Former US government intelligence analyst charged with leaking classified information to journalist

In 2018 two other top government officials were charged with leaking.

May 10, 2019, 11:07 AM

A former U.S. government intelligence analyst and Air Force veteran is charged with leaking classified information to a journalist, who then published the information in online reports, according to court documents unsealed Thursday.

It's the latest case in a Trump Justice Department crackdown on leakers.

Authorities say Daniel Everette Hale, 31, from Nashville, Tennessee, worked at the National Security Agency and was enlisted in the Air Force. After leaving the Air Force worked for a contractor at the National Geospatial-Intelligence Agency, a combat support agency within the Department of Defense.

While a contractor, Hale held a top secret clearance, and used that clearance to access and print 36 top secret or secret documents, 23 of which had no relevance to his work at the NGA, prosecutors said.

Court documents also say that the reporter's outlet published 17 documents in their entirety and 11 of those were marked top secret or secret.

The documents Hale allegedly leaked to the reporter pertained to drone strikes overseas and the terrorist watch list.

The Intercept's Jeremy Scahill, published a 2013 story on the terrorist watch list that matches the description in the court documents, but is not named in the documents. Scahill also wrote a book in 2013 which touched on the topic of drones and was on tour for the book.

In a statement, the Intercept said they "do no comment on matters relating to the identity of anonymous sources."

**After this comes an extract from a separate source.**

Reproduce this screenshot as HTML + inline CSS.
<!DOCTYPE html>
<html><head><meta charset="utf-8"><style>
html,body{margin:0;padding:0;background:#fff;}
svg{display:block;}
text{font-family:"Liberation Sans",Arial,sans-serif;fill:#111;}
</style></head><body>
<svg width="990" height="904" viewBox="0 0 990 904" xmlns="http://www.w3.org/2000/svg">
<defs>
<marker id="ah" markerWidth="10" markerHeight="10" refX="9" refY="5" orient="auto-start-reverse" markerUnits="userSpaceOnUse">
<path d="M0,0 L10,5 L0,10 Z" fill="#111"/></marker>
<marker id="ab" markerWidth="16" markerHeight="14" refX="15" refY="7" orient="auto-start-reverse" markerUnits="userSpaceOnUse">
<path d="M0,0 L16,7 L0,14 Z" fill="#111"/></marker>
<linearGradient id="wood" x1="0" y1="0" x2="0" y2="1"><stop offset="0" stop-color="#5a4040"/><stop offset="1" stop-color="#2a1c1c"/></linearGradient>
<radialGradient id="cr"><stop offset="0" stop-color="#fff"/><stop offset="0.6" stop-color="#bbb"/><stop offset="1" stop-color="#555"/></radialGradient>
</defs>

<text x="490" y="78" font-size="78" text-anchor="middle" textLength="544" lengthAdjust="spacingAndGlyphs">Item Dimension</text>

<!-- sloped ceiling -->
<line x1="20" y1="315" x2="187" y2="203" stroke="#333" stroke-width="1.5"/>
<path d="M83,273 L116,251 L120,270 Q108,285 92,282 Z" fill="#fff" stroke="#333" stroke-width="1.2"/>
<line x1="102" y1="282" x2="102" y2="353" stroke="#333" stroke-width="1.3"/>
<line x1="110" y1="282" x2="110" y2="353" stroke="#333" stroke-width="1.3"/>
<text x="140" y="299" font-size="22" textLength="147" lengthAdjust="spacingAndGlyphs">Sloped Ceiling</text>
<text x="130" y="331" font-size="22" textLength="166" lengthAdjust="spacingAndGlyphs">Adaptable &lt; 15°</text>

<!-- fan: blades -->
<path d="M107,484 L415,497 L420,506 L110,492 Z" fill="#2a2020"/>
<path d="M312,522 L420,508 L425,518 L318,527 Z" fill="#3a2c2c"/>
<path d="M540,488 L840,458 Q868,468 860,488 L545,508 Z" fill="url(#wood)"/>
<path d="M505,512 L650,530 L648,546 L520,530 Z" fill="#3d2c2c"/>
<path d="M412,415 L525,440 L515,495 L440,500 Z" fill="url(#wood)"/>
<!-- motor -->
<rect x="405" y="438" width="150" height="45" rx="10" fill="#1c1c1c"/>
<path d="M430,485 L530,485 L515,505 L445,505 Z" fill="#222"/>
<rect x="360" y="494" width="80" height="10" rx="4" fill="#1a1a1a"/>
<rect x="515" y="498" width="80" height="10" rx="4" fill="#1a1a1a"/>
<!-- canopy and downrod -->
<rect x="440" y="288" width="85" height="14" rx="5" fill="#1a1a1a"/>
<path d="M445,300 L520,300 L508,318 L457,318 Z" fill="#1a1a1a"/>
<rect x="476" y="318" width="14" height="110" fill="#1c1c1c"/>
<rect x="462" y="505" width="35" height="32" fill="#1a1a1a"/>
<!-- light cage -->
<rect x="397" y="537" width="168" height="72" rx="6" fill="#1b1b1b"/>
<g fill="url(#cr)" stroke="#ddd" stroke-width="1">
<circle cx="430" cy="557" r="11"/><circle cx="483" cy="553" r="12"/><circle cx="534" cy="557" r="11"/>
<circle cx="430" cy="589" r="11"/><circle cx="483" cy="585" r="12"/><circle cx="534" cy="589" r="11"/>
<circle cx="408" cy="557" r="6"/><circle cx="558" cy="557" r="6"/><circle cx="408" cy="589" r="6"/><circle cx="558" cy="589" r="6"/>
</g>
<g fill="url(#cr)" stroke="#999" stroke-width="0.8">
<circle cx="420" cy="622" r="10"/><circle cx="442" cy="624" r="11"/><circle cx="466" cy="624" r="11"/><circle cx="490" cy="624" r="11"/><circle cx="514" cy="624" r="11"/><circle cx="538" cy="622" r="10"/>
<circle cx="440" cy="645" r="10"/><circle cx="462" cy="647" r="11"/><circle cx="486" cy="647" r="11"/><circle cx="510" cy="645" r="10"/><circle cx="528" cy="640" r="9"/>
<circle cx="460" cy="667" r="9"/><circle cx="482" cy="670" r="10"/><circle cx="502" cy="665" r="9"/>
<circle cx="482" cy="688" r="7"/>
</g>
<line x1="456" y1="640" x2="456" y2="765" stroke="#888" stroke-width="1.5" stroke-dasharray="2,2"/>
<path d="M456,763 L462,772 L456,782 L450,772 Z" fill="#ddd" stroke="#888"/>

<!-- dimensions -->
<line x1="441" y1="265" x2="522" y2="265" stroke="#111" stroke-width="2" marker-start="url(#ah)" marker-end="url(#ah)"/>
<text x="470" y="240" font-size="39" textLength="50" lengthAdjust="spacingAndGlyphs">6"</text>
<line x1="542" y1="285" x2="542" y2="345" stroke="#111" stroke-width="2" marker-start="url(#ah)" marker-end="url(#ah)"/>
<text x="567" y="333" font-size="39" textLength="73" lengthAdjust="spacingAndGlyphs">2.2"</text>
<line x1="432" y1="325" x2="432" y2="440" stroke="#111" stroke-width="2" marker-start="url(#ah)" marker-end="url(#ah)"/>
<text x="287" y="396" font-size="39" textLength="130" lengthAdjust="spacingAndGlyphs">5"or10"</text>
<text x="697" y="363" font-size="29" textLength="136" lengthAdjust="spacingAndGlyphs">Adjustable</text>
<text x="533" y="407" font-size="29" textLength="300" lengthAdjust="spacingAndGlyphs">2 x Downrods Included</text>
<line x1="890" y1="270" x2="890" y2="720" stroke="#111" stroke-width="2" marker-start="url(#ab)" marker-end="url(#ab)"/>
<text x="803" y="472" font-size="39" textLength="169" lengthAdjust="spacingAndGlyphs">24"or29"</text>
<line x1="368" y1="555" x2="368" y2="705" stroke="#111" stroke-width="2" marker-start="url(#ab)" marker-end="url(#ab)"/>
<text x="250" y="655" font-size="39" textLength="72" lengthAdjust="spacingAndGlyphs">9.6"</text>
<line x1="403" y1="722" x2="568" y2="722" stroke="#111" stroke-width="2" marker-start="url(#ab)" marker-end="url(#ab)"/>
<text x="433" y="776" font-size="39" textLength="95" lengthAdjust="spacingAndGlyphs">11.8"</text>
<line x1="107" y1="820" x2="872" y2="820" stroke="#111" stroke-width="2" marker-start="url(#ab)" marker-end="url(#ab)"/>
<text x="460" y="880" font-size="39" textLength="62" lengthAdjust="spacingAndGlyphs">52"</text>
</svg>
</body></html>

"Following in the dangerous path of the Obama administration, the Trump administration is continuing to use the Espionage Act to prosecute whistleblowers who enable journalists to uncover disgraceful, immoral, and unconstitutional acts committed in secret by the U.S. government. At The Intercept, we stand firmly opposed to all such prosecutions," the statement continues.

"[The Reporter] wants me to tell my story about working with drones at the opening screening of his documentary about the war and the use of drones," Hale texted his friend after meeting the reporter at a bookstore event in Washington, D.C., court documents said.

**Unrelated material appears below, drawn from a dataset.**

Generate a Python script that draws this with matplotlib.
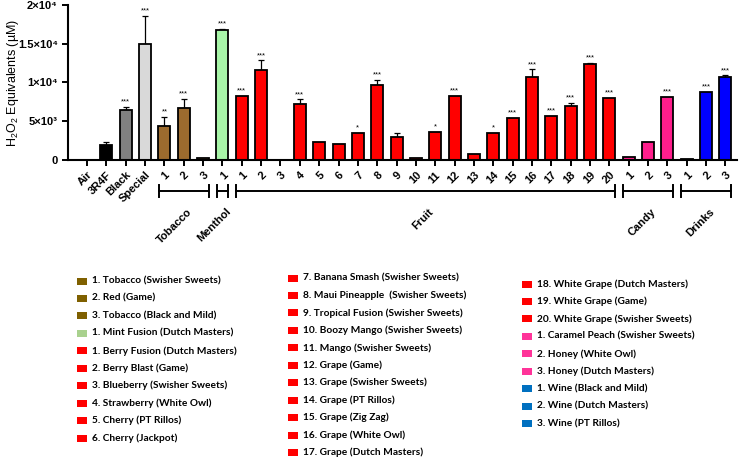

The government alleges that Hale set up an encrypted messaging account to communicate with the reporter and traveled to New York to meet with the reporter. Hale also sent an unclassfifed version of his resume to the reporter while he was looking for other jobs in the intelligence community.

After a night of "hanging out with journalists," court documents said, Hale texted his friend that the people who were there could provide him "life-long connections with people who publish work like this."

The government also says that Hale stored documents on a home computer and on two flash drives. The government says that one of the flash drives contained encrypted software that was recommended by the news outlet to leak documents to them.

After The Intercept published information sensitive to the 2016 election, former NSA Contractor Reality Winner was charged and plead guilty to leaking classified documents to journalists. She is currently serving more than five years in prison.

In 2018, the Justice Department charged two more government officials with leaking to the press.

In June, DOJ charged a former Senate aide with leaking classified material to a New York Times reporter and in October they charged a senior Treasury Department employee with leaking “highly sensitive information” about suspects in the high-profile investigation into Russia's meddling in the presidential election, the Justice Department said in October.